When I worked in Petersburg at The Progress-Index, one of the perennial topics of conversation among the public was the departure of Brown & Williamson, one of the Big Six tobacco companies, from the city in 1986. Petersburg, despite not being considered a tobacco locality by the Virginia Tobacco Commission (another story for another day), has historically been a tobacco town, with tobacco manufacturing making up the major part of its economy.
With the utter breakdown of the city's finances in 2015–16, the 20-year conversation of who was to blame for Brown & Williamson's departure was once again revived. Many people still hold the view that the city was responsible for the exit because of concessions that it failed to make to the corporation—such as its supposed refusal to allow B&W to expand. But a look through the tobacco industry papers that the companies were forced to make public as part of the 1998 Master Settlement Agreement with 46 states reveals that the city in fact had nothing to do with the decision.
Brown & Williamson laid the groundwork for its Petersburg closure early, in the late 1970s. B&W's VP for personnel and labor relations Carroll H. Teague outlined the company's situation before the Senate Committee on Labor & Human Resources in September 1980:
In the 1960s, Brown & Williamson was growing at a rate twice that of our industry average. Moving into the 1970s, all indications were that this fantastic growth would continue. Our two major plants—in Louisville and Petersburg—had been expanded to the bursting point. Based on the company's projections, additional plant capacity was an absolute necessity.
In the early 70s, a Macon, Georgia plant was conceived and funded as an investment in the future. Then came the downturn. In 1973, our rate of growth declined. By 1975, our market share was decreasing at an accelerating rate. But substantial investments had been made in land, and construction had already begun on the Macon plant. That construction was continued with high hopes of rapidly turning the sales decline around, thus permitting the use of all three major manufacturing plants.
In January, 1977, the Macon plant was opened with a nucleus of employees transferred from Louisville and Petersburg. By 1978, however, the company's sales position had not improved; decline was continuing. Furthermore, total U.S. industry sales were leveling off. We had built beyond our needs. We had two multi-floor plants that were some 40 years old, and subject to all the problems of such facilities. We had one single-floor, ultra-modern operation with unparalleled production capabilities. For many reasons, some of which are technological, it became clear that Macon's production efficiency and output could provide the immediate economic stability as well as the growth potential that the company required. Macon had to become Brown & Williamson's primary manufacturing facility. Louisville operations would have to be phased out, Petersburg's reduced.

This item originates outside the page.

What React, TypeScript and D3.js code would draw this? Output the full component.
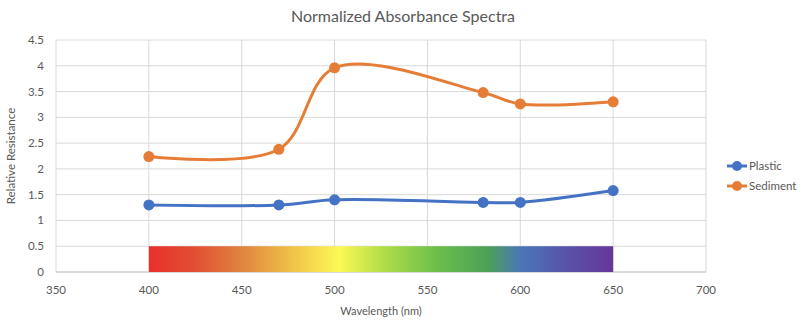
import React from "react";
import * as d3 from "d3";

const wavelengths = [400, 470, 500, 580, 600, 650];
const plastic = [1.3, 1.3, 1.4, 1.35, 1.35, 1.58];
const sediment = [2.24, 2.38, 3.96, 3.48, 3.26, 3.3];
const xTicks = [350, 400, 450, 500, 550, 600, 650, 700];
const yTicks = [0, 0.5, 1, 1.5, 2, 2.5, 3, 3.5, 4, 4.5];
const spectrumRange = [400, 650];
const spectrumHeight = 0.5;
const spectrumStops = [
  { o: 0, c: "#e8302a" },
  { o: 0.1, c: "#e24f33" },
  { o: 0.2, c: "#e0843f" },
  { o: 0.32, c: "#f2c84a" },
  { o: 0.41, c: "#fdf955" },
  { o: 0.5, c: "#b5de48" },
  { o: 0.62, c: "#6cbf4a" },
  { o: 0.73, c: "#4ca157" },
  { o: 0.8, c: "#4a77b8" },
  { o: 0.9, c: "#5852a8" },
  { o: 1, c: "#66379a" },
];

const series = [
  { name: "Plastic", values: plastic, color: "#4472c4" },
  { name: "Sediment", values: sediment, color: "#e67d36" },
];

export default function App() {
  const W = 806, H = 325;
  const left = 56, right = 706, top = 40, bottom = 272;
  const x = d3.scaleLinear().domain([350, 700]).range([left, right]);
  const y = d3.scaleLinear().domain([0, 4.5]).range([bottom, top]);
  const line = d3
    .line<number>()
    .x((_, i) => x(wavelengths[i]))
    .y((d) => y(d))
    .curve(d3.curveCatmullRom.alpha(0.5));
  const font = "Lato, 'Open Sans', sans-serif";
  const textColor = "#595959";
  return (
    <svg width={W} height={H} style={{ position: "absolute", left: 0, top: 0, fontFamily: font }}>
      <defs>
        <linearGradient id="spec" x1="0" x2="1" y1="0" y2="0">
          {spectrumStops.map((s, i) => (
            <stop key={i} offset={s.o} stopColor={s.c} />
          ))}
        </linearGradient>
      </defs>
      <rect width={W} height={H} fill="#fff" />
      <text x={403} y={22} textAnchor="middle" fontSize={16} fill={textColor}>
        Normalized Absorbance Spectra
      </text>
      {yTicks.map((t) => (
        <g key={"y" + t}>
          <line x1={left} x2={right} y1={y(t)} y2={y(t)} stroke="#d9d9d9" strokeWidth={1} />
          <text x={44} y={y(t) + 4} textAnchor="end" fontSize={11.5} fill={textColor}>
            {t}
          </text>
        </g>
      ))}
      {xTicks.map((t) => (
        <g key={"x" + t}>
          <line x1={x(t)} x2={x(t)} y1={top} y2={bottom} stroke="#d9d9d9" strokeWidth={1} />
          <text x={x(t)} y={bottom + 22} textAnchor="middle" fontSize={11.5} fill={textColor}>
            {t}
          </text>
        </g>
      ))}
      <line x1={left} x2={right} y1={bottom} y2={bottom} stroke="#c8c8c8" strokeWidth={1} />
      <rect
        x={x(spectrumRange[0])}
        y={y(spectrumHeight)}
        width={x(spectrumRange[1]) - x(spectrumRange[0])}
        height={y(0) - y(spectrumHeight)}
        fill="url(#spec)"
      />
      {series.map((s) => (
        <g key={s.name}>
          <path d={line(s.values) || ""} fill="none" stroke={s.color} strokeWidth={3} />
          {s.values.map((v, i) => (
            <circle key={i} cx={x(wavelengths[i])} cy={y(v)} r={5.5} fill={s.color} />
          ))}
        </g>
      ))}
      <text x={381} y={315} textAnchor="middle" fontSize={11} fill={textColor}>
        Wavelength (nm)
      </text>
      <text
        transform={`translate(15,${(top + bottom) / 2}) rotate(-90)`}
        textAnchor="middle"
        fontSize={11.5}
        fill={textColor}
      >
        Relative Resistance
      </text>
      {series.map((s, i) => (
        <g key={"lg" + s.name} transform={`translate(0,${166 + i * 20})`}>
          <line x1={727} x2={747} y1={0} y2={0} stroke={s.color} strokeWidth={3} />
          <circle cx={737} cy={0} r={5} fill={s.color} />
          <text x={749} y={4} fontSize={11.5} fill={textColor}>
            {s.name}
          </text>
        </g>
      ))}
    </svg>
  );
}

The Petersburg plant's labor force was subsequently cut by one-third beginning in 1979–1980. As late as the end of 1982, the company appears to have still hoped that it could preserve the Virginia plant: the 1982–1986 five-year program slated "$62.6 million to begin a modernization of the Petersburg plant and $50.6 million for a reconstituted tobacco plant" and observed that "by 1983 the latter will be economically attractive." However, even that plan offered a caution, declaring: "The currently envisioned improvements at Petersburg ... are contingent on the sales outlook. A significant shift in production volume up from the plan could require a major modernization at Petersburg, or the construction of a new plant. A significant shift down from the plan could require the movement of a major portion of export volume to Macon." By January 1983, a manufacturing, planning and engineering report had found that "a major renovation [at Petersburg or elsewhere] does not seem justifiable."

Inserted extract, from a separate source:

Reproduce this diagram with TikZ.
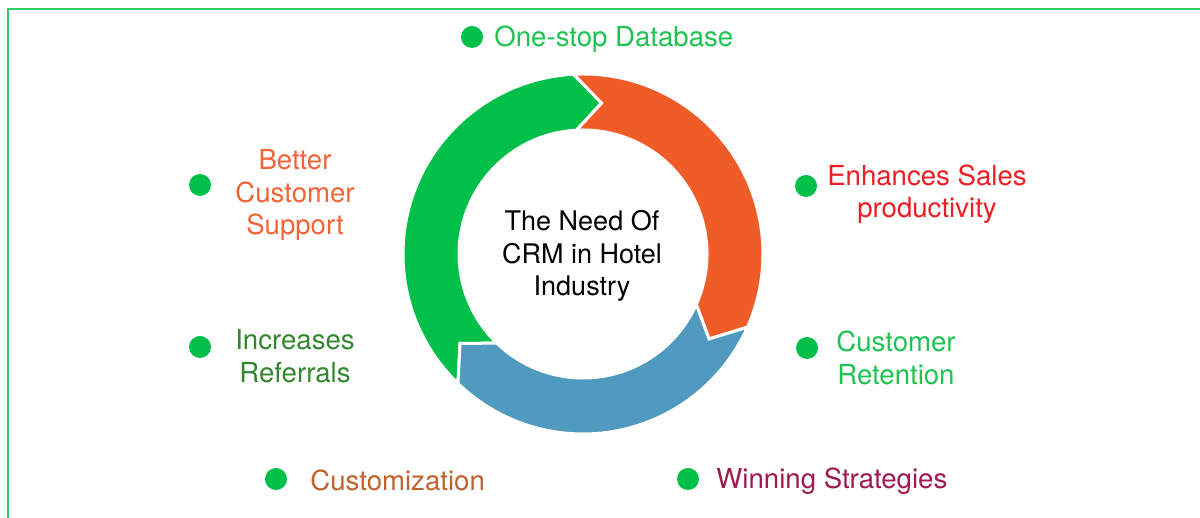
\documentclass[tikz,border=0pt]{standalone}
\usepackage{fontspec}
\setmainfont{TeX Gyre Heros}
\usetikzlibrary{calc}
\definecolor{ringgreen}{RGB}{0,192,74}
\definecolor{ringorange}{RGB}{240,92,40}
\definecolor{ringblue}{RGB}{79,154,190}
\definecolor{framegreen}{RGB}{50,205,100}
\definecolor{txtorange}{RGB}{240,100,55}
\definecolor{txtred}{RGB}{236,30,36}
\definecolor{txtdkgreen}{RGB}{50,135,45}
\definecolor{txtgreen}{RGB}{30,195,80}
\definecolor{txtbrown}{RGB}{192,98,45}
\definecolor{txtmaroon}{RGB}{160,25,75}
\begin{document}
\begin{tikzpicture}[x=0.5pt,y=0.5pt,
 bullet/.style={circle,fill=ringgreen,minimum size=11pt,inner sep=0pt},
 lbl/.style={font=\fontsize{13.8}{16.25}\selectfont,align=center,inner sep=0pt},
 seg/.style={draw=white,line width=1.5pt,line join=miter}]
\useasboundingbox (0,0) rectangle (1200,518);
\clip (0,0) rectangle (1200,518);
\draw[framegreen,line width=1.1pt] (8,-20) rectangle (1230,509);
\coordinate (c) at (583,264);
\def\Ro{180}\def\Ri{124}\def\Rm{152}
\newcommand\ringseg[3]{%
 \pgfmathsetmacro\tipA{#1-10}\pgfmathsetmacro\tipB{#2-10}%
 \fill[#3,seg] ($(c)+(#1:\Ro)$) arc[start angle=#1,end angle=#2,radius=\Ro]
   -- ($(c)+(\tipB:\Rm)$) -- ($(c)+(#2:\Ri)$)
   arc[start angle=#2,end angle=#1,radius=\Ri]
   -- ($(c)+(\tipA:\Rm)$) -- cycle;}
\ringseg{226}{93}{ringgreen}
\ringseg{93}{-24}{ringorange}
\ringseg{-24}{-134}{ringblue}
\node[lbl,black,font=\fontsize{13.5}{16.25}\selectfont] (title) at (582,262) {The Need Of\\CRM in Hotel\\Industry};
\node[bullet] (b1) at (472,481) {};
\node[lbl,txtgreen,anchor=west] (l1) at (494,479) {One-stop Database};
\node[bullet] (b2) at (200,333) {};
\node[lbl,txtorange] (l2) at (295,323) {Better\\Customer\\Support};
\node[bullet] (b3) at (806,332) {};
\node[lbl,txtred] (l3) at (927,324) {Enhances Sales\\productivity};
\node[bullet] (b4) at (200,171) {};
\node[lbl,txtdkgreen] (l4) at (295,162) {Increases\\Referrals};
\node[bullet] (b5) at (807,170) {};
\node[lbl,txtgreen] (l5) at (896,160) {Customer\\Retention};
\node[bullet] (b6) at (276,39) {};
\node[lbl,txtbrown,anchor=west] (l6) at (310,38) {Customization};
\node[bullet] (b7) at (688,39) {};
\node[lbl,txtmaroon,anchor=west] (l7) at (716,37) {Winning Strategies};
\end{tikzpicture}
\end{document}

Three years later, in November 1983, a secret draft memo noted:
In the face of declining volumes, B&W has established that substantial savings in manufacturing costs can be made by transferring export cigarette manufacture from Petersburg to Macon ... Combined B&W and export sales for 1983 and 1984 are estimated at just under 80 billion cigarettes a year, as compared with the Macon capacity of 90 billion units. Thus there is sufficient capacity at Macon to service all B&W's cigarette sales with sufficient spare capacity to cover volume growth should it materialise ... Production at the new Macon plant will be considerably cheaper than at Petersburg because of lower overheads and manning levels. Export production at Macon will only require 396 hourly and salaried employees as compared with 751 at Petersburg.
About two weeks later, another secret memo reinforced the earlier document's points and further declared that "there are currently 1,243 employees at Petersburg, but of these 112 have already been informed of redundancy and a further 173 will have to go because of declining export volumes irrespective of the proposed move to Macon."
Nowhere in my searches of the Brown & Williamson tobacco documents did I find any allusions to the city's actions being a factor in the plant closure.